Tex Noël, Executive Director of Intercollegiate Football Researchers Association, informed me of a recent article on Jim Thorpe’s January 1941 visit to Berks County, Pennsylvania. Accompanying the article was a photo of Jim Thorpe with Lone Star Dietz and Jimmy McGovern, then coach at Kutztown State Teacher’s College. Also present, but not in the photo, was Carlisle Indian School alumnus and Reading High School Orchestra Conductor and Music Director Fred Cardin. In his spare time, he led the Ringgold Band, composed music, directed the Reading Civic Opera Company. With Dietz coaching athletics at Albright College and Cardin leading most of the musical groups in town, Reading had quite an exposure to Carlisle Indian School alums.
It was probably on this trip east the fall of 1940 and winter of 1941 that the photo of Thorpe and Dietz with the then Albright College quarterback (mistakenly identified in Albright’s yearbook and my biography of Dietz as Moose Disend) was taken.

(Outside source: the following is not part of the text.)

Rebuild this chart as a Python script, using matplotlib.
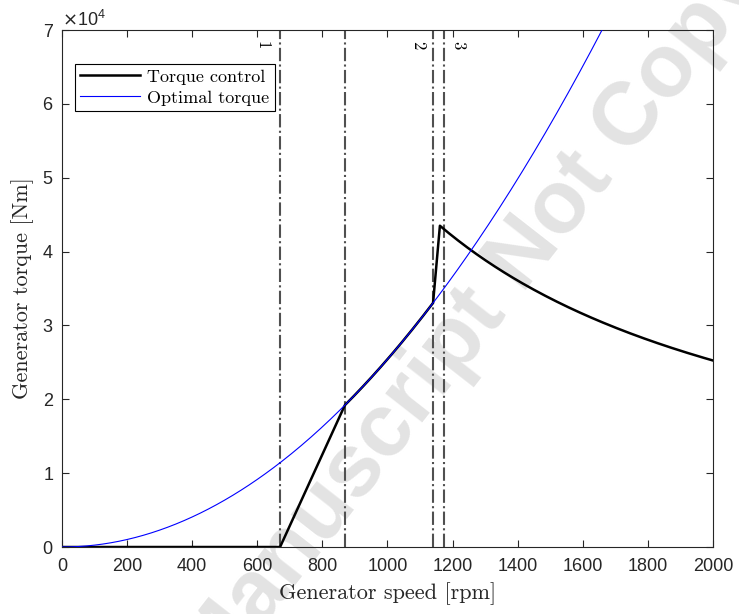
import numpy as np
import matplotlib
matplotlib.use("Agg")
import matplotlib.pyplot as plt
from matplotlib.ticker import ScalarFormatter

# optimal torque curve: T = k * w^2
K_OPT = 0.02543
speed_opt = np.linspace(0, 2000, 401)

# torque control breakpoints (rpm, Nm)
tc_speed_a = [0, 670, 869]
tc_torque_a = [0, 0, 19200]
tc_region2_end = 1140
tc_peak_speed = 1161
tc_peak_torque = 43500

# region boundaries (rpm) and labels
vlines = [670, 869, 1140, 1174]
vlabels = ["1", "2", "3"]
vlabel_x = [614, 1094, 1217]

w_opt = speed_opt
t_opt = K_OPT * w_opt ** 2

w2 = np.linspace(tc_speed_a[-1], tc_region2_end, 60)
w3 = np.linspace(tc_peak_speed, 2000, 120)
tc_speed = np.concatenate([tc_speed_a, w2, w3])
tc_torque = np.concatenate([tc_torque_a, K_OPT * w2 ** 2,
                            tc_peak_torque * tc_peak_speed / w3])

fig = plt.figure(figsize=(7.39, 6.14), dpi=100)
ax = fig.add_axes([0.0839, 0.1091, 0.8809, 0.8420])
ax.set_facecolor("none")

# watermark
fig.text(0.572, 0.372, "Accepted Manuscript Not Copyedited", fontsize=64,
         fontweight="bold", family="Liberation Sans", color="#e3e3e3",
         rotation=52, ha="center", va="center", rotation_mode="anchor",
         zorder=-5)

for x in vlines:
    ax.axvline(x, color="#505050", ls="-.", lw=1.5, zorder=1)

ax.plot(tc_speed, tc_torque, color="black", lw=1.8, label="Torque control", zorder=2)
ax.plot(w_opt, t_opt, color="blue", lw=0.8, label="Optimal torque", zorder=3)

for lab, x in zip(vlabels, vlabel_x):
    ax.text(x, 68000, lab, rotation=-90, family="cmr10", fontsize=12,
            ha="center", va="center")

ax.set_xlim(0, 2000)
ax.set_ylim(0, 70000)
ax.set_xticks(np.arange(0, 2001, 200))
ax.set_yticks(np.arange(0, 70001, 10000))

fmt = ScalarFormatter(useMathText=True)
fmt.set_powerlimits((0, 0))
ax.yaxis.set_major_formatter(fmt)

ax.tick_params(direction="in", top=True, right=True, length=5, width=0.8,
               labelsize=13, colors="#262626")
ax.tick_params(axis="x", pad=8)
ax.tick_params(axis="y", pad=6)
for lbl in ax.get_xticklabels() + ax.get_yticklabels():
    lbl.set_family("Liberation Sans")
ax.yaxis.get_offset_text().set_fontsize(13)
ax.yaxis.get_offset_text().set_family("Liberation Sans")
for sp in ax.spines.values():
    sp.set_color("#262626")
    sp.set_linewidth(0.8)

ax.set_xlabel("Generator speed [rpm]", family="cmr10", fontsize=16,
              color="#262626", labelpad=5)
ax.set_ylabel("Generator torque [Nm]", family="cmr10", fontsize=16,
              color="#262626", labelpad=6)

leg = ax.legend(loc="upper left", bbox_to_anchor=(0.02, 0.935), fancybox=False,
                framealpha=1, edgecolor="black", prop={"family": "cmr10", "size": 13},
                handlelength=3.3, borderpad=0.3, labelspacing=0.3,
                handletextpad=0.4, borderaxespad=0)
leg.get_frame().set_linewidth(0.8)

fig.savefig("out.png", dpi=100)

Thorpe gave a series of talks to enthusiastic audiences on that speaking tour as described in the Reading Eagle’s reporter Ron Devlin’s article. Devlin’s article can be found here: http://www.readingeagle.com/news/article/history-book-when-jim-thorpe-visited-berks-county.
Ron Devlin repeated a commonly made misconception that the 1912 Jim Thorpe-led Carlisle Indians won the hypothetical National College Football Championship. The Indians never won a national football championship or had an undefeated season. 1912 was one of four-one-loss seasons the Indians had. Their 34-26 loss to Penn and scoreless tie with a good Washington & Jefferson team were the only blemishes on their record that year. 1912 was the middle year of a three-year string of one-loss teams. 1911 stands out because Carlisle beat two of The Big Four (Harvard and Penn) offset by a one-point loss to an inferior Syracuse team. 1913’s only blemishes were a 12-6 loss to Pitt and a 7-7 tie with Penn. Pretty darn good for a Carlisle team without Jim Thorpe. However, that was the year Joe Guyon and Pete Calac were shifted to the backfield. But that’s another story.